Cluster Tool

The “Cluster” tool in the edit interface takes all of the values that match the criteria and reorganizes them according to two general functions:

Values are run through an algorithm to create a normalized key (e.g., Smith, John A. > a john smith); only keys with multiple unique values are displayed as clusters.
Values are sorted using a length or pattern as the key; clusters include all values but only display 100 per cluster.

General Notes

Data values are compared across the system, but can be limited to specific critera (e.g., a resource type or collection) using the filters on the left side of the screen
All tools provide information based on a field or field-qualifier combination, e.g.:
- A field only (any qualifiers, or non-qualified)
- Field values with missing qualifiers (i.e., “No Qualifier Selected”)
- A field with a specific qualifier (e.g., creators labeled “author” or subjects labeled “UNTL-BS”)
- Note that creator and contributor have two options: the role (main qualifier) and the type, listed at the bottom of the list as per-type (personal name) and org-type (organizational name)
Clicking on a value will open a search for all records matching the criteria and unique value

Tool Uses

Cluster is most useful for finding:

Using algorithms
- Differences in order and punctuation in similar terms (e.g., a personal name entered inverted and not inverted)
Using sorting
- Extreme outliers in length, particularly in text fields
- Incorrect formatting for fields that have specific patterns (e.g., dates and physical descriptions)

Quality Control Example

Here are some examples of what to check specifically in a collection or set of items using the cluster tool:

Use normalizing algorithms to do a general check fields that are likely to have repeated values that should be the same, e.g.:
- serial/series titles
- names (creator, contributor, publisher)
- subjects – is there a mix of controlled and uncontrolled values that are the same?
- identifiers (e.g., for serials)
- notes (if standardized information is added)
Use pattern mask to check relevant fields that tend to follow strict formatting, e.g.:
- date
- physical description (when there isn’t a wide range of material types e.g., photo collections)
- coverage date
- coverage geocodes (place box, place point)
- identifier
Look for obvious outliers in text fields using the “length” option to see if any values are extremely short/long, e.g.:
- title
- content description
- subject
- identifier
- note
For large collections, using different kinds of length options (e.g., tokens vs. characters) can be helpful, e.g.:
- check names for extra components (e.g., educational suffixes like PhD)
- group together long values that need to be reviewd or changed (subjects, titles, etc.)
- any field where you expect to have the same number of components but not necessarily the same character length (e.g., names, controlled subject terms, etc.)

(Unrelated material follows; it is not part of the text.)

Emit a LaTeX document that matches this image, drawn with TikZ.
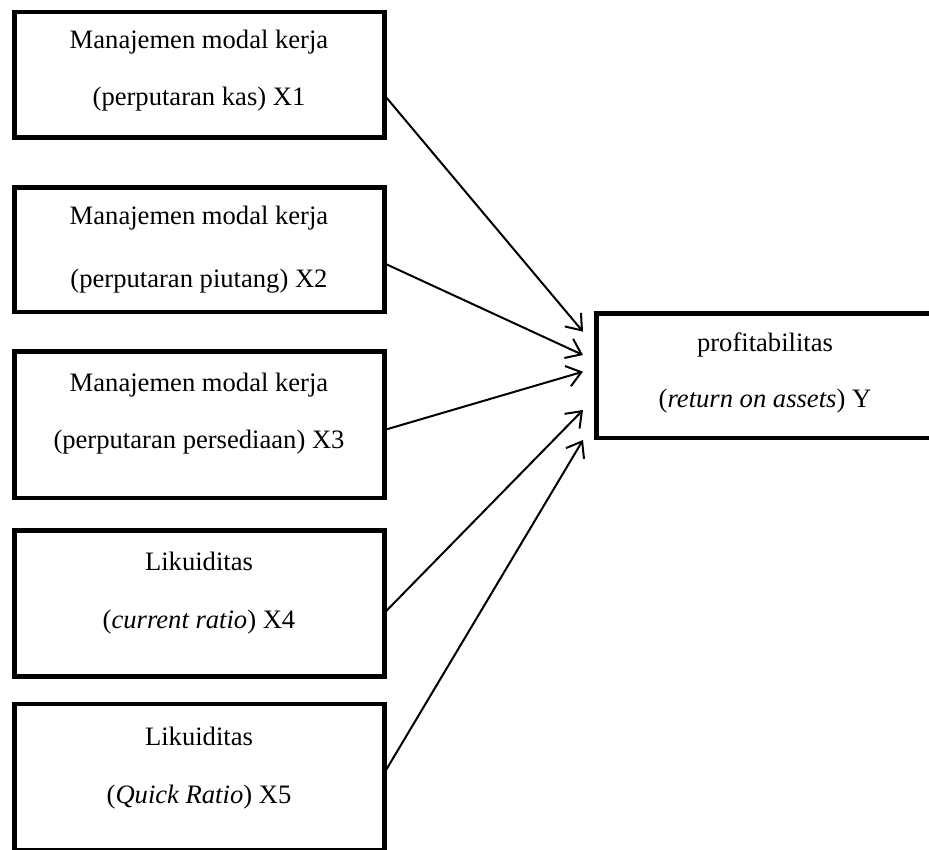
\documentclass[tikz,border=0pt]{standalone}
\usepackage{fontspec}
\setmainfont{Liberation Serif}
\usetikzlibrary{arrows.meta}
\begin{document}
\begin{tikzpicture}[x=1pt,y=-1pt,
  box/.style={draw=black, line width=4.5pt, inner sep=0pt, outer sep=0pt, fill=none},
  lbl/.style={anchor=base, inner sep=0pt, font=\fontsize{26.6pt}{30pt}\selectfont},
  conn/.style={line width=2pt, -{Straight Barb[length=14pt,width=21pt,line width=2pt]}}]
\useasboundingbox (0,0) rectangle (929,849);
\begin{scope}
\clip (0,0) rectangle (929,849);
% left boxes
\node[box, minimum width=370pt, minimum height=125.5pt] (b1) at (199.25,74.75) {};
\node[box, minimum width=370pt, minimum height=124.5pt] (b2) at (199.25,249.75) {};
\node[box, minimum width=370pt, minimum height=146.5pt] (b3) at (199.25,424.75) {};
\node[box, minimum width=370pt, minimum height=146pt] (b4) at (199.25,603.5) {};
\node[box, minimum width=370pt, minimum height=146pt] (b5) at (199.25,777) {};
% right box
\node[box, minimum width=338pt, minimum height=124.5pt] (r) at (765.5,375.75) {};
\end{scope}
% texts
\node[lbl] (t1a) at (199,48.3) {Manajemen modal kerja};
\node[lbl] (t1b) at (199,105) {(perputaran kas) X1};
\node[lbl] (t2a) at (199,224) {Manajemen modal kerja};
\node[lbl] (t2b) at (199,287.5) {(perputaran piutang) X2};
\node[lbl] (t3a) at (199,391.7) {Manajemen modal kerja};
\node[lbl] (t3b) at (199,448) {(perputaran persediaan) X3};
\node[lbl] (t4a) at (199,570.7) {Likuiditas};
\node[lbl] (t4b) at (199,628.3) {(\textit{current ratio}) X4};
\node[lbl] (t5a) at (199,745) {Likuiditas};
\node[lbl] (t5b) at (199,803.3) {(\textit{Quick Ratio}) X5};
\node[lbl] (tra) at (765,351.7) {profitabilitas};
\node[lbl] (trb) at (765,407.3) {(\textit{return on assets}) Y};
% connector endpoints
\coordinate (s1) at (b1.east |- 0,95);
\coordinate (s2) at (b2.east |- 0,263.3);
\coordinate (s3) at (b3.east |- 0,430);
\coordinate (s4) at (b4.east |- 0,613);
\coordinate (s5) at (b5.east |- 0,773);
\coordinate (e1) at (583,331.7);
\coordinate (e2) at (583,355);
\coordinate (e3) at (583,371.7);
\coordinate (e4) at (583,410);
\coordinate (e5) at (583,440);
\draw[conn] (s1) -- (e1);
\draw[conn] (s2) -- (e2);
\draw[conn] (s3) -- (e3);
\draw[conn] (s4) -- (e4);
\draw[conn] (s5) -- (e5);
\end{tikzpicture}
\end{document}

Any combination can be checked, based on what you know about the set of records or want to verify. Some values cluster together even if they are all correct (e.g., Smith, J. A. and Smith, A. J.).

Although the cluster tool can be used at any time, if you are planning a general or comprehensive check of a collection, cluster is often a good first sweep of values (after using count to enter anything missing). Cluster can show values that might need normalization before looking at a whole list if you expect it to be very long (e.g., names in a large collection with many creators).

Special Features

Experimenting with different algorithms can show different clusters

Screenshot of a the menu of algorithm and sorting options.

On the right side of the screen, a “diff” option allows you to choose two values and see an explanation highlighting the differences between them

Screenshot of hover text for cluster diff.

Tool Limitations

When values are sorted according to lengths and patterns, clusters include all values. Due to the size of individual clusters, only 100 values per cluster are listed in the display. Although this can be changed (i.e., random, most/least frequent, first/last alphabetically), for some extremely large clusters, there is no way to see all of the relevant values.